== Objective ==
Within the listing below, locate all lines containing the word "that". Copy each one.

-- START Given records --

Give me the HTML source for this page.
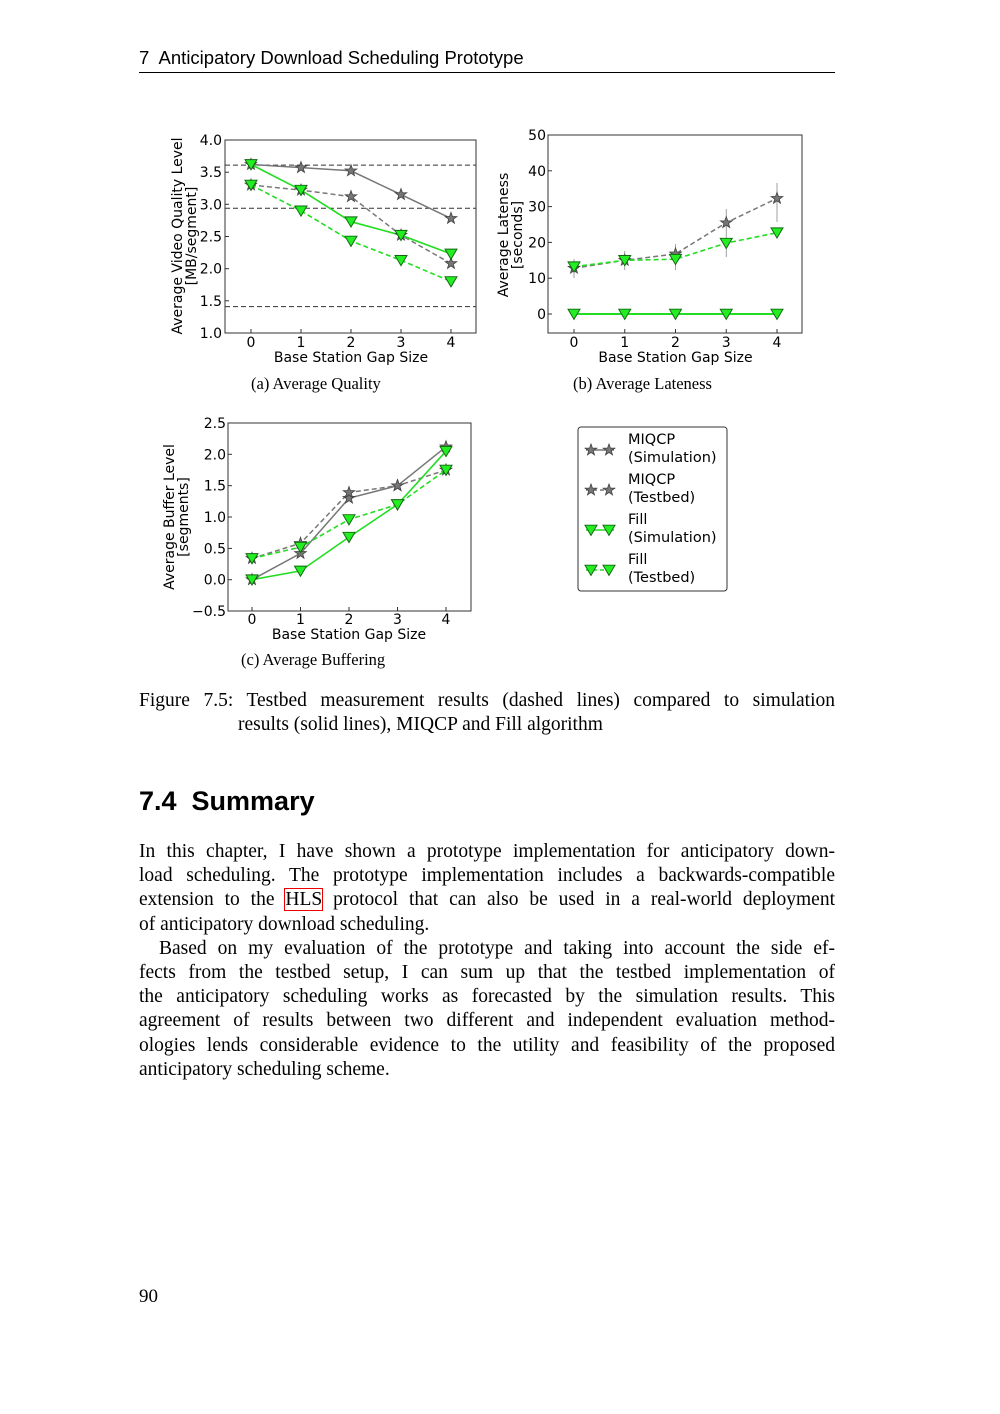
<!DOCTYPE html><html><head><style>
body{margin:0;width:1000px;height:1414px;background:#fff;position:relative;overflow:hidden}
.s{font-family:"Liberation Serif",serif;color:#000;position:absolute}
.t{font-family:"Liberation Sans",sans-serif}
.j div{text-align:justify;text-align-last:justify;height:24.2px;white-space:nowrap}
.j div.l{text-align-last:left}
</style></head><body>
<div class="t" style="position:absolute;left:139px;top:47px;font-size:18.5px">7&nbsp; Anticipatory Download Scheduling Prototype</div>
<div style="position:absolute;left:139px;top:72px;width:696px;height:1px;background:#000"></div>
<svg width="1000" height="700" style="position:absolute;left:0;top:0" font-family="DejaVu Sans, Liberation Sans, sans-serif" font-size="14">
<defs>
<symbol id="st" viewBox="-5 -5 10 10" overflow="visible"><polygon points="0,-5 1.2,-1.6 4.8,-1.5 1.9,0.6 2.9,4 0,2 -2.9,4 -1.9,0.6 -4.8,-1.5 -1.2,-1.6" fill="#777" stroke="#444" stroke-width="0.7"/></symbol>
<symbol id="tr" viewBox="-5 -5 10 10" overflow="visible"><polygon points="-5,-4 5,-4 0,4.5" fill="#22ee22" stroke="#116611" stroke-width="0.8"/></symbol>
</defs>
<g stroke="#333" stroke-width="1" stroke-dasharray="5,3"><line x1="225" x2="476" y1="165.1" y2="165.1"/><line x1="225" x2="476" y1="208.2" y2="208.2"/><line x1="225" x2="476" y1="306.6" y2="306.6"/></g>
<polyline fill="none" stroke="#777" stroke-width="1.5" points="251,164.4 301,167.6 351,170.8 401,194.6 451,218.4"/>
<polyline fill="none" stroke="#777" stroke-width="1.5" stroke-dasharray="5,3" points="251,185 301,190.1 351,196.6 401,235.2 451,263.5"/>
<polyline fill="none" stroke="#22dd22" stroke-width="1.6" points="251,164.4 301,190.1 351,221.7 401,235.2 451,253.9"/>
<polyline fill="none" stroke="#22dd22" stroke-width="1.6" stroke-dasharray="5,3" points="251,185 301,210.8 351,241 401,260.3 451,281.5"/>
<g><use href="#st" x="245" y="158.4" width="12" height="12"/><use href="#st" x="295" y="161.6" width="12" height="12"/><use href="#st" x="345" y="164.8" width="12" height="12"/><use href="#st" x="395" y="188.6" width="12" height="12"/><use href="#st" x="445" y="212.4" width="12" height="12"/>
<use href="#st" x="245" y="179" width="12" height="12"/><use href="#st" x="295" y="184.1" width="12" height="12"/><use href="#st" x="345" y="190.6" width="12" height="12"/><use href="#st" x="395" y="229.2" width="12" height="12"/><use href="#st" x="445" y="257.5" width="12" height="12"/>
<use href="#tr" x="245" y="158.4" width="12" height="12"/><use href="#tr" x="295" y="184.1" width="12" height="12"/><use href="#tr" x="345" y="215.7" width="12" height="12"/><use href="#tr" x="395" y="229.2" width="12" height="12"/><use href="#tr" x="445" y="247.9" width="12" height="12"/>
<use href="#tr" x="245" y="179" width="12" height="12"/><use href="#tr" x="295" y="204.8" width="12" height="12"/><use href="#tr" x="345" y="235" width="12" height="12"/><use href="#tr" x="395" y="254.3" width="12" height="12"/><use href="#tr" x="445" y="275.5" width="12" height="12"/></g>
<rect x="225" y="140" width="251" height="193" fill="none" stroke="#333"/>
<g stroke="#333"><line x1="225" x2="229" y1="172.2" y2="172.2"/><line x1="225" x2="229" y1="204.3" y2="204.3"/><line x1="225" x2="229" y1="236.5" y2="236.5"/><line x1="225" x2="229" y1="268.7" y2="268.7"/><line x1="225" x2="229" y1="300.8" y2="300.8"/>
<line x1="251" x2="251" y1="333" y2="329"/><line x1="301" x2="301" y1="333" y2="329"/><line x1="351" x2="351" y1="333" y2="329"/><line x1="401" x2="401" y1="333" y2="329"/><line x1="451" x2="451" y1="333" y2="329"/></g>
<g text-anchor="end"><text x="222" y="145">4.0</text><text x="222" y="177.2">3.5</text><text x="222" y="209.3">3.0</text><text x="222" y="241.5">2.5</text><text x="222" y="273.7">2.0</text><text x="222" y="305.8">1.5</text><text x="222" y="338">1.0</text></g>
<g text-anchor="middle"><text x="251" y="347">0</text><text x="301" y="347">1</text><text x="351" y="347">2</text><text x="401" y="347">3</text><text x="451" y="347">4</text><text x="351" y="362">Base Station Gap Size</text>
<text transform="translate(182,236) rotate(-90)">Average Video Quality Level</text><text transform="translate(196,236) rotate(-90)">[MB/segment]</text></g>
<g stroke="#888" stroke-width="0.8"><line x1="574" x2="574" y1="259" y2="278"/><line x1="624.75" x2="624.75" y1="251" y2="270"/><line x1="675.5" x2="675.5" y1="244" y2="270"/><line x1="726.25" x2="726.25" y1="209" y2="257"/><line x1="777" x2="777" y1="183" y2="222"/></g>
<polyline fill="none" stroke="#22dd22" stroke-width="2" points="574,314 777,314"/>
<polyline fill="none" stroke="#777" stroke-width="1.5" stroke-dasharray="5,3" points="574,268.2 624.75,260.3 675.5,253.9 726.25,222.7 777,198.4"/>
<polyline fill="none" stroke="#22dd22" stroke-width="1.6" stroke-dasharray="5,3" points="574,266.7 624.75,260.3 675.5,259.2 726.25,243.1 777,232.7"/>
<g><use href="#st" x="568" y="262.2" width="12" height="12"/><use href="#st" x="618.75" y="254.3" width="12" height="12"/><use href="#st" x="669.5" y="247.9" width="12" height="12"/><use href="#st" x="720.25" y="216.7" width="12" height="12"/><use href="#st" x="771" y="192.4" width="12" height="12"/>
<use href="#tr" x="568" y="260.7" width="12" height="12"/><use href="#tr" x="618.75" y="254.3" width="12" height="12"/><use href="#tr" x="669.5" y="253.2" width="12" height="12"/><use href="#tr" x="720.25" y="237.1" width="12" height="12"/><use href="#tr" x="771" y="226.7" width="12" height="12"/>
<use href="#tr" x="568" y="308" width="12" height="12"/><use href="#tr" x="618.75" y="308" width="12" height="12"/><use href="#tr" x="669.5" y="308" width="12" height="12"/><use href="#tr" x="720.25" y="308" width="12" height="12"/><use href="#tr" x="771" y="308" width="12" height="12"/></g>
<rect x="548" y="135" width="254" height="198" fill="none" stroke="#333"/>
<g stroke="#333"><line x1="548" x2="552" y1="170.8" y2="170.8"/><line x1="548" x2="552" y1="206.6" y2="206.6"/><line x1="548" x2="552" y1="242.4" y2="242.4"/><line x1="548" x2="552" y1="278.2" y2="278.2"/><line x1="548" x2="552" y1="314" y2="314"/>
<line x1="574" x2="574" y1="333" y2="329"/><line x1="624.75" x2="624.75" y1="333" y2="329"/><line x1="675.5" x2="675.5" y1="333" y2="329"/><line x1="726.25" x2="726.25" y1="333" y2="329"/><line x1="777" x2="777" y1="333" y2="329"/></g>
<g text-anchor="end"><text x="546" y="140">50</text><text x="546" y="175.8">40</text><text x="546" y="211.6">30</text><text x="546" y="247.4">20</text><text x="546" y="283.2">10</text><text x="546" y="319">0</text></g>
<g text-anchor="middle"><text x="574" y="347">0</text><text x="624.75" y="347">1</text><text x="675.5" y="347">2</text><text x="726.25" y="347">3</text><text x="777" y="347">4</text><text x="675.5" y="362">Base Station Gap Size</text>
<text transform="translate(508,235) rotate(-90)">Average Lateness</text><text transform="translate(522,235) rotate(-90)">[seconds]</text></g>
<polyline fill="none" stroke="#777" stroke-width="1.5" points="252,579.7 300.5,553.4 349,498.2 397.5,485.7 446,446.8"/>
<polyline fill="none" stroke="#777" stroke-width="1.5" stroke-dasharray="5,3" points="252,558.4 300.5,543.3 349,492.5 397.5,485.7 446,470"/>
<polyline fill="none" stroke="#22dd22" stroke-width="1.6" points="252,579.7 300.5,570.9 349,537.1 397.5,504.5 446,451.2"/>
<polyline fill="none" stroke="#22dd22" stroke-width="1.6" stroke-dasharray="5,3" points="252,558.4 300.5,547.1 349,519.5 397.5,504.5 446,470"/>
<g><use href="#st" x="246" y="573.7" width="12" height="12"/><use href="#st" x="294.5" y="547.4" width="12" height="12"/><use href="#st" x="343" y="492.2" width="12" height="12"/><use href="#st" x="391.5" y="479.7" width="12" height="12"/><use href="#st" x="440" y="440.8" width="12" height="12"/>
<use href="#st" x="246" y="552.4" width="12" height="12"/><use href="#st" x="294.5" y="537.3" width="12" height="12"/><use href="#st" x="343" y="486.5" width="12" height="12"/><use href="#st" x="391.5" y="479.7" width="12" height="12"/><use href="#st" x="440" y="464" width="12" height="12"/>
<use href="#tr" x="246" y="573.7" width="12" height="12"/><use href="#tr" x="294.5" y="564.9" width="12" height="12"/><use href="#tr" x="343" y="531.1" width="12" height="12"/><use href="#tr" x="391.5" y="498.5" width="12" height="12"/><use href="#tr" x="440" y="445.2" width="12" height="12"/>
<use href="#tr" x="246" y="552.4" width="12" height="12"/><use href="#tr" x="294.5" y="541.1" width="12" height="12"/><use href="#tr" x="343" y="513.5" width="12" height="12"/><use href="#tr" x="391.5" y="498.5" width="12" height="12"/><use href="#tr" x="440" y="464" width="12" height="12"/></g>
<rect x="228" y="423" width="243" height="188" fill="none" stroke="#333"/>
<g stroke="#333"><line x1="228" x2="232" y1="454.3" y2="454.3"/><line x1="228" x2="232" y1="485.7" y2="485.7"/><line x1="228" x2="232" y1="517" y2="517"/><line x1="228" x2="232" y1="548.4" y2="548.4"/><line x1="228" x2="232" y1="579.7" y2="579.7"/>
<line x1="252" x2="252" y1="611" y2="607"/><line x1="300.5" x2="300.5" y1="611" y2="607"/><line x1="349" x2="349" y1="611" y2="607"/><line x1="397.5" x2="397.5" y1="611" y2="607"/><line x1="446" x2="446" y1="611" y2="607"/></g>
<g text-anchor="end"><text x="226" y="428">2.5</text><text x="226" y="459.3">2.0</text><text x="226" y="490.7">1.5</text><text x="226" y="522">1.0</text><text x="226" y="553.4">0.5</text><text x="226" y="584.7">0.0</text><text x="226" y="616">−0.5</text></g>
<g text-anchor="middle"><text x="252" y="624">0</text><text x="300.5" y="624">1</text><text x="349" y="624">2</text><text x="397.5" y="624">3</text><text x="446" y="624">4</text><text x="349" y="639">Base Station Gap Size</text>
<text transform="translate(174,517) rotate(-90)">Average Buffer Level</text><text transform="translate(188,517) rotate(-90)">[segments]</text></g>
<rect x="578" y="427" width="149" height="164" rx="3" fill="#fff" stroke="#333"/>
<g font-size="14.5">
<line x1="586" x2="614" y1="450" y2="450" stroke="#777" stroke-width="1.5"/><use href="#st" x="585" y="444" width="12" height="12"/><use href="#st" x="603" y="444" width="12" height="12"/>
<text x="628" y="444">MIQCP</text><text x="628" y="462">(Simulation)</text>
<line x1="586" x2="614" y1="490" y2="490" stroke="#777" stroke-width="1.5" stroke-dasharray="4,3"/><use href="#st" x="585" y="484" width="12" height="12"/><use href="#st" x="603" y="484" width="12" height="12"/>
<text x="628" y="484">MIQCP</text><text x="628" y="502">(Testbed)</text>
<line x1="586" x2="614" y1="530" y2="530" stroke="#22dd22" stroke-width="1.6"/><use href="#tr" x="585" y="524" width="12" height="12"/><use href="#tr" x="603" y="524" width="12" height="12"/>
<text x="628" y="524">Fill</text><text x="628" y="542">(Simulation)</text>
<line x1="586" x2="614" y1="570" y2="570" stroke="#22dd22" stroke-width="1.6" stroke-dasharray="4,3"/><use href="#tr" x="585" y="564" width="12" height="12"/><use href="#tr" x="603" y="564" width="12" height="12"/>
<text x="628" y="564">Fill</text><text x="628" y="582">(Testbed)</text></g>
</svg>
<div class="s" style="left:251px;top:374px;font-size:16.5px">(a) Average Quality</div>
<div class="s" style="left:573px;top:374px;font-size:16.5px">(b) Average Lateness</div>
<div class="s" style="left:241px;top:650px;font-size:16.5px">(c) Average Buffering</div>
<div class="s j" style="left:139px;top:689px;width:696px;font-size:19.5px;line-height:24px">
<div>Figure 7.5: Testbed measurement results (dashed lines) compared to simulation</div>
<div class="l" style="padding-left:99px">results (solid lines), MIQCP and Fill algorithm</div></div>
<div class="t" style="position:absolute;left:139px;top:786px;font-size:27px;font-weight:bold">7.4&nbsp; Summary</div>
<div class="s j" style="left:139px;top:840px;width:696px;font-size:19.5px;line-height:24.2px">
<div>In this chapter, I have shown a prototype implementation for anticipatory down-</div>
<div>load scheduling. The prototype implementation includes a backwards-compatible</div>
<div>extension to the <span style="outline:1.5px solid #e00">HLS</span> protocol that can also be used in a real-world deployment</div>
<div class="l">of anticipatory download scheduling.</div>
<div style="padding-left:20px">Based on my evaluation of the prototype and taking into account the side ef-</div>
<div>fects from the testbed setup, I can sum up that the testbed implementation of</div>
<div>the anticipatory scheduling works as forecasted by the simulation results. This</div>
<div>agreement of results between two different and independent evaluation method-</div>
<div>ologies lends considerable evidence to the utility and feasibility of the proposed</div>
<div class="l">anticipatory scheduling scheme.</div></div>
<div class="s" style="left:139px;top:1286px;font-size:19px">90</div>
</body></html>
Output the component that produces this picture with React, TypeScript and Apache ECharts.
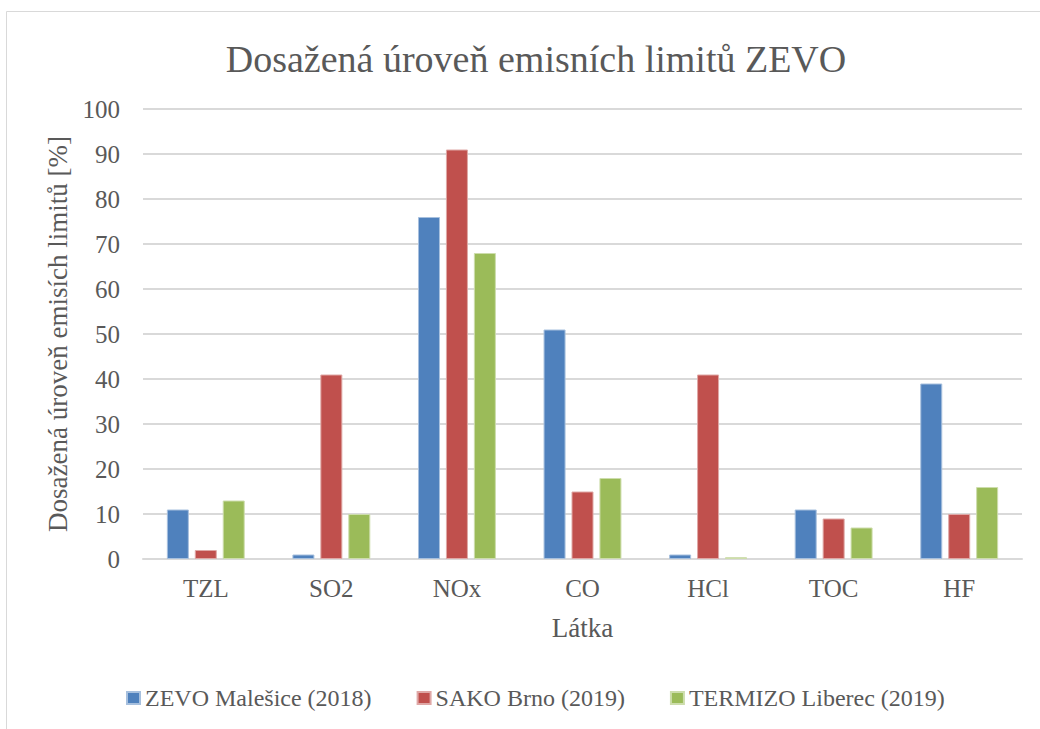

-- END Given records --

== Answer for this exercise ==
<div>extension to the <span style="outline:1.5px solid #e00">HLS</span> protocol that can also be used in a real-world deployment</div>
<div>fects from the testbed setup, I can sum up that the testbed implementation of</div>
Output the component that produces this picture with React, TypeScript and Apache ECharts.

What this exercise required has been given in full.